In the physical sciences, a particle is a small localized object to which can be ascribed several physical properties such as volume or mass.[1][2] The word is rather general in meaning, and is refined as needed by various scientific fields.
Whether objects can be considered particles depends on the scale of the context; if an object's own size is small or negligible, or if geometrical properties and structure are irrelevant, then it can be considered a particle.[3] For example, grains of sand on a beach can be considered particles because the size of one grain of sand (c. 1 mm) is negligible compared to the beach, and the features of individual grains of sand are usually irrelevant to the problem at hand. However, grains of sand would not be considered particles if compared to buckyballs (~1 nm).

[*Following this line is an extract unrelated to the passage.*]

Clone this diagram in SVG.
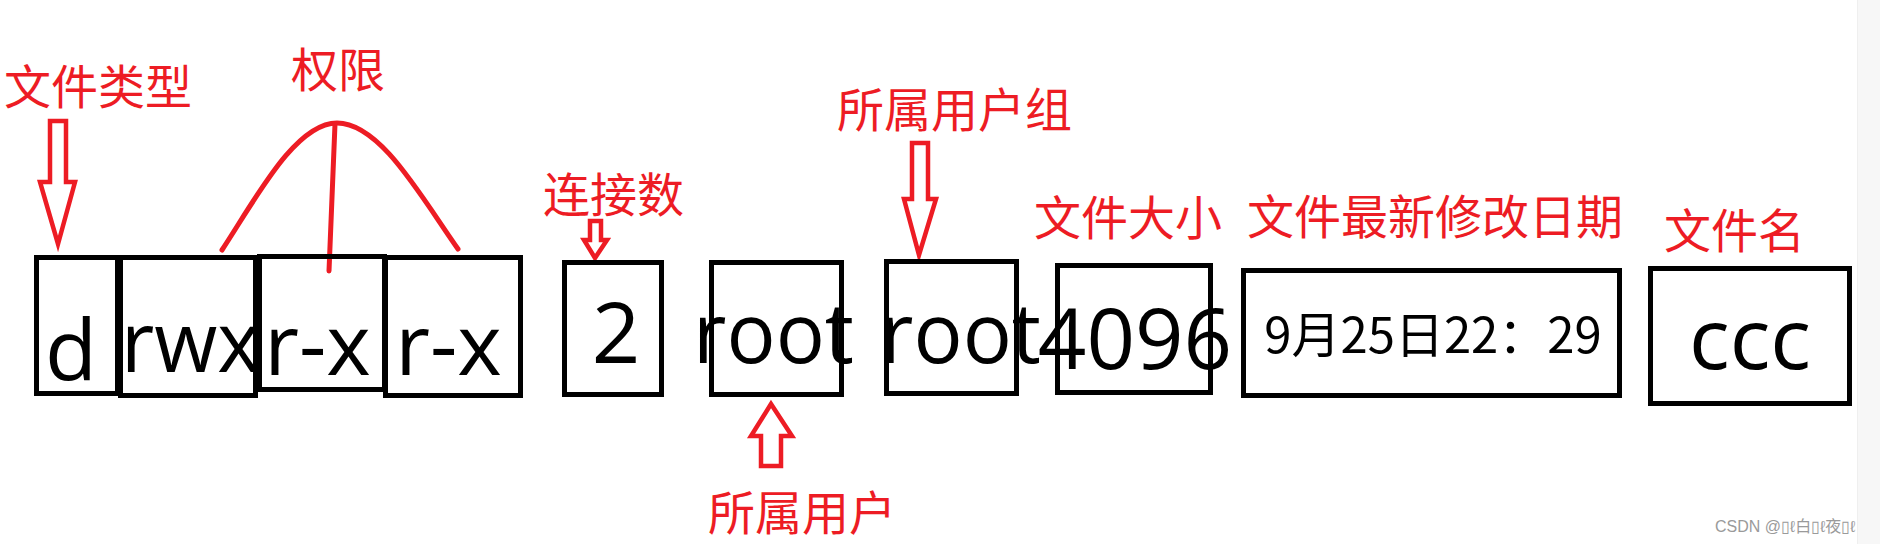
<svg xmlns="http://www.w3.org/2000/svg" width="1880" height="544" viewBox="0 0 1880 544">
<style>
.box{fill:none;stroke:#000;stroke-width:5}
.val{font-family:"Open Sans","Noto Sans","Liberation Sans",sans-serif;font-size:85px;fill:#000;text-anchor:middle}
.date{font-family:"Noto Sans CJK SC","Noto Sans",sans-serif;font-size:49px;fill:#000;text-anchor:middle}
.lbl{font-family:"Noto Sans CJK SC","Noto Sans",sans-serif;font-size:47px;fill:#ed1c24}
.arr{fill:#fff;stroke:#ed1c24;stroke-width:4.5;stroke-linejoin:miter}
.red{fill:none;stroke:#ed1c24;stroke-width:5;stroke-linecap:round}
.wm{font-family:"Liberation Sans","Noto Sans CJK SC",sans-serif;font-size:16px;fill:#9a9a9a}
</style>
<rect width="1880" height="544" fill="#fff"/>
<rect x="1857" y="0" width="23" height="544" fill="#f7f7f7"/>
<line x1="1857.5" y1="0" x2="1857.5" y2="544" stroke="#efefef" stroke-width="1"/>

<g id="labels">
<text class="lbl" x="4" y="104">文件类型</text>
<text class="lbl" x="291" y="87">权限</text>
<text class="lbl" x="543" y="212">连接数</text>
<text class="lbl" x="837" y="127">所属用户组</text>
<text class="lbl" x="1034" y="235">文件大小</text>
<text class="lbl" x="1247" y="234">文件最新修改日期</text>
<text class="lbl" x="1664" y="248">文件名</text>
<text class="lbl" x="708" y="530">所属用户</text>
</g>

<g id="connectors">
<polygon class="arr" points="50,121 66,121 66,182 75,182 58,244 40,182 50,182"/>
<polygon class="arr" points="590,221 601,221 601,240 607,240 595,258 584,240 590,240"/>
<polygon class="arr" points="912,143 928,143 928,199 936,199 919,255 904,199 912,199"/>
<polygon class="arr" points="761,466 781,466 781,436 792,436 771,404 751,436 761,436"/>
<path class="red" d="M222,250 C255,200 295,123 337,123 C380,123 420,195 458,249"/>
<line class="red" x1="335" y1="124" x2="329" y2="271"/>
</g>

<g id="node-type"><rect class="box" x="36.5" y="257.5" width="81" height="136"/><text class="val" x="71" y="380">d</text></g>
<g id="node-owner-perm"><rect class="box" x="120.5" y="257.5" width="135" height="138"/><text class="val" x="190.5" y="372" textLength="139" lengthAdjust="spacingAndGlyphs">rwx</text></g>
<g id="node-group-perm"><rect class="box" x="259.5" y="256.5" width="125" height="133"/><text class="val" x="317.5" y="375">r-x</text></g>
<g id="node-other-perm"><rect class="box" x="385.5" y="257.5" width="135" height="138"/><text class="val" x="448.5" y="375">r-x</text></g>
<g id="node-links"><rect class="box" x="564.5" y="262.5" width="97" height="132"/><text class="val" x="616" y="363">2</text></g>
<g id="node-user"><rect class="box" x="711.5" y="262.5" width="130" height="132"/><text class="val" x="773.5" y="363" textLength="161" lengthAdjust="spacingAndGlyphs">root</text></g>
<g id="node-group"><rect class="box" x="886.5" y="261.5" width="130" height="132"/><text class="val" x="960.5" y="363" textLength="161" lengthAdjust="spacingAndGlyphs">root</text></g>
<g id="node-size"><rect class="box" x="1057.5" y="265.5" width="153" height="127"/><text class="val" x="1135" y="369">4096</text></g>
<g id="node-date"><rect class="box" x="1243.5" y="270.5" width="376" height="125"/><text class="date" x="1433" y="353">9月25日22：29</text></g>
<g id="node-name"><rect class="box" x="1650.5" y="268.5" width="199" height="135"/><text class="val" x="1750" y="369">ccc</text></g>

<text class="wm" x="1715" y="532">CSDN @▯ℓ白▯ℓ夜▯ℓ</text>
</svg>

The concept of particles is particularly useful when modelling nature, as the full treatment of many phenomena is complex.[4] It can be used to make simplifying assumptions concerning the processes involved. Francis Sears and Mark Zemansky, in University Physics, give the example of calculating the landing location and velocity of a baseball thrown in the air. They gradually strip the baseball of most of its properties, by first idealizing it as a rigid smooth sphere, then by neglecting rotation, buoyancy and friction, ultimately reducing the problem to the ballistics of a classical point particle.[5]
Treatment of large numbers of particles is the realm of statistical physics.[6] When studied in the context of an extremely small scale, quantum mechanics starts to kick in, and give rise to several phenomena such as the particle in a box problem[7][8] and wave–particle duality,[9][10] or theoretical considerations, such a whether particles can be considered distinct or identical.[11][12]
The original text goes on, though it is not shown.